The following opinion was filed November 13, 1923:
Vinje, C. J.
The claims made by the defendant that parol evidence was inadmissible to prove the alleged fraudulent representations and that there was no competent testimony to prove that the truck purchased was built in 1913 are untenable and we shall spend no time in discussing them.
It is also claimed that the verdict is defective because it *348does not find that the plaintiffs had a right to rely upon the fraudulent representations as to the age of the truck. Whether a buyer has a right to rely upon fraudulent representations made to him by a vendor of an article may be a question of fact for a jury or one of law for the court. In the instant case we think it clearly the latter. The vendor promised to find out when the truck was built. Such information was peculiarly within his reach, and in such case, where he asserts that he will ascertain what the fact is and later makes representations concerning it, the buyer may rely upon such representations in the absence of any facts to put him upon inquiry. The age of the truck was ascertained from its serial number, but the ordinary buyer would not know during what year a truck bearing a 'certain serial number was made. Only dealers furnished with accurate lists as to when a truck bearing a certain serial number was made, or the manufacturer, could tell in what year the truck was built. The trial court was therefore justified in holding as a matter of law, under the evidence in this case, that plaintiffs had a right to' rely upon the representations as to the age of the truck.

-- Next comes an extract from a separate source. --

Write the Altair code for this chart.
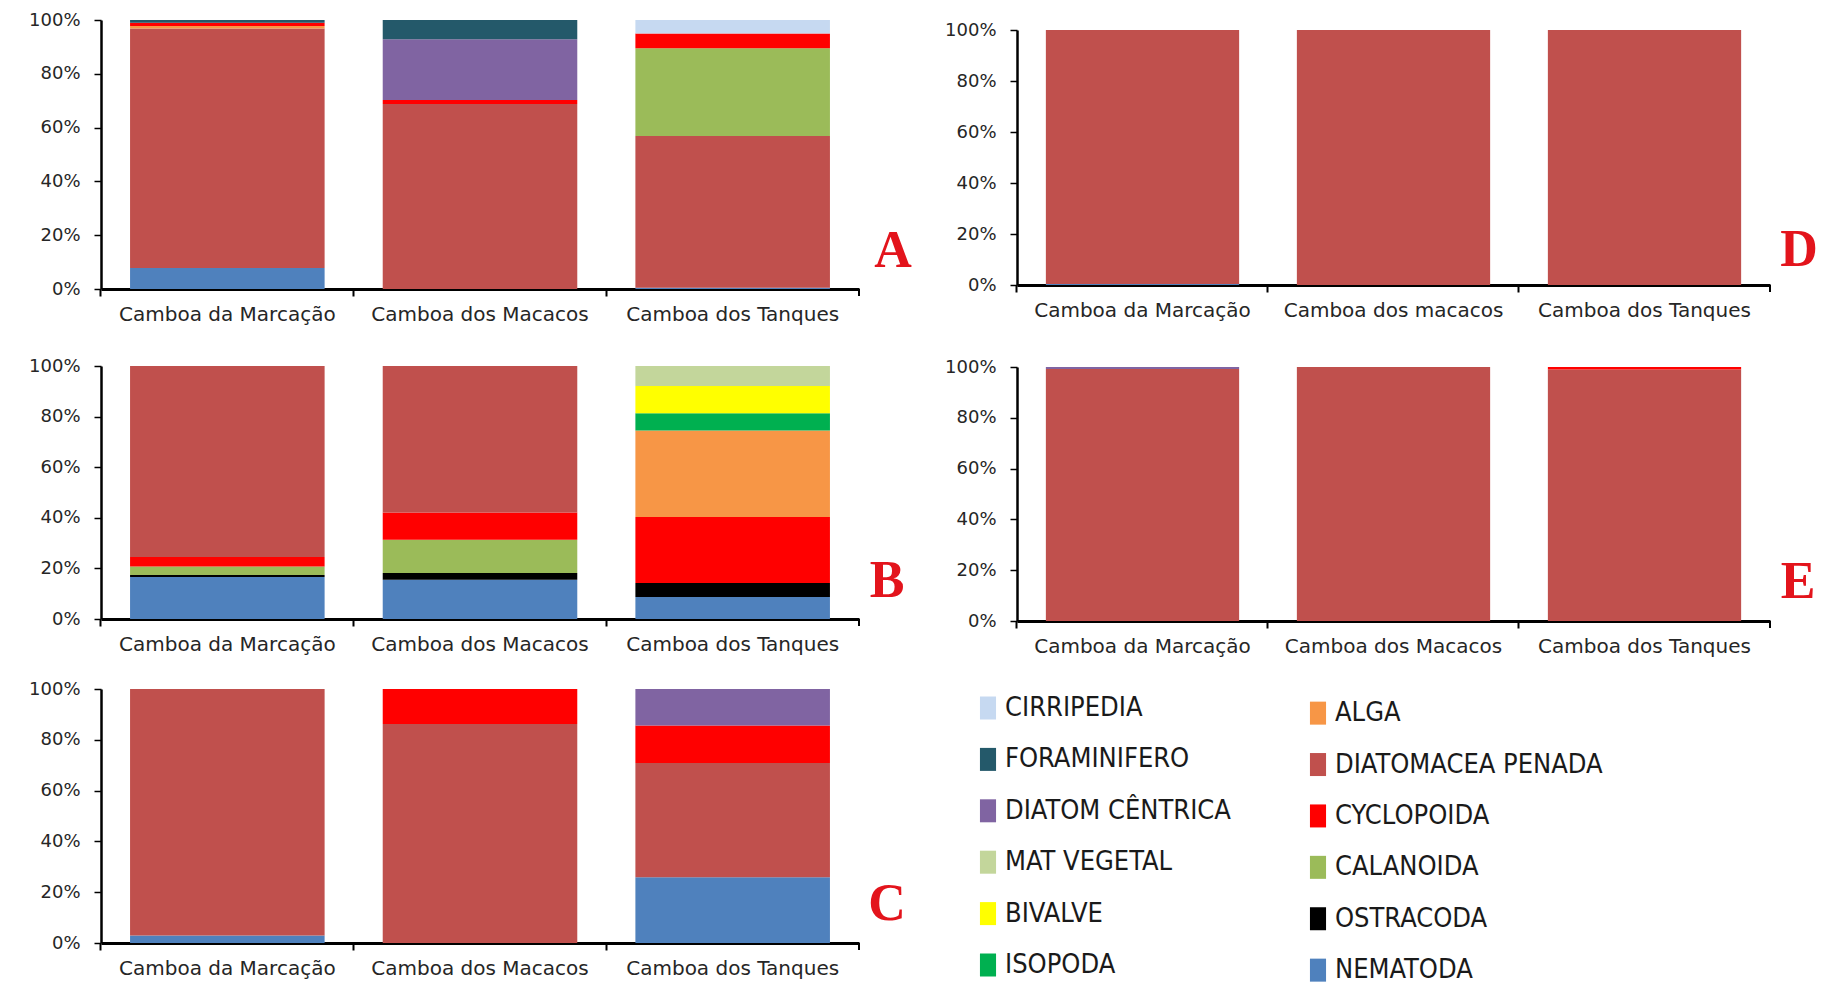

It is in evidence that plaintiffs paid about $2,300 for the truck. Plaintiffs’ evidence also showed that trucks depreciated approximately from twenty-five to thirty per cent, the first year and about ten per cent, per year thereafter. The jury found the market value of a 1917 truck to be $2,200, about $100 less than plaintiffs paid for the truck, and the court evidently allowed as damages ten per cent, per year, or forty per cent, in all, for the depreciation during the four years between 1913 and 1917. The evidence sustains such assessment. True, defendant’s testimony is in conflict with it, but the court was not bound to believe its testimony to the effect that there would be no difference in the market value of two trucks in the same mechanical condition, one built in 1913 and the other in 1917. Since it is impossible to have the same truck built in 1913 and in 1917 *349there is no force in the claim that it was incumbent upon plaintiffs to show the difference in value in- the same identical truck. Different trucks, or assumed trucks, in the same general mechanical condition answered the call as to the rule of damages in such cases. That rule is the difference in value of the truck actually delivered and its value if it had been as represented. Here that difference in value resulted from age and the depreciation due to age and an older ir\ake. We find no error in the record.
By the Court. — Judgment affirmed.
A motion for a rehearing was denied, with $25 costs, on January 15, 1924.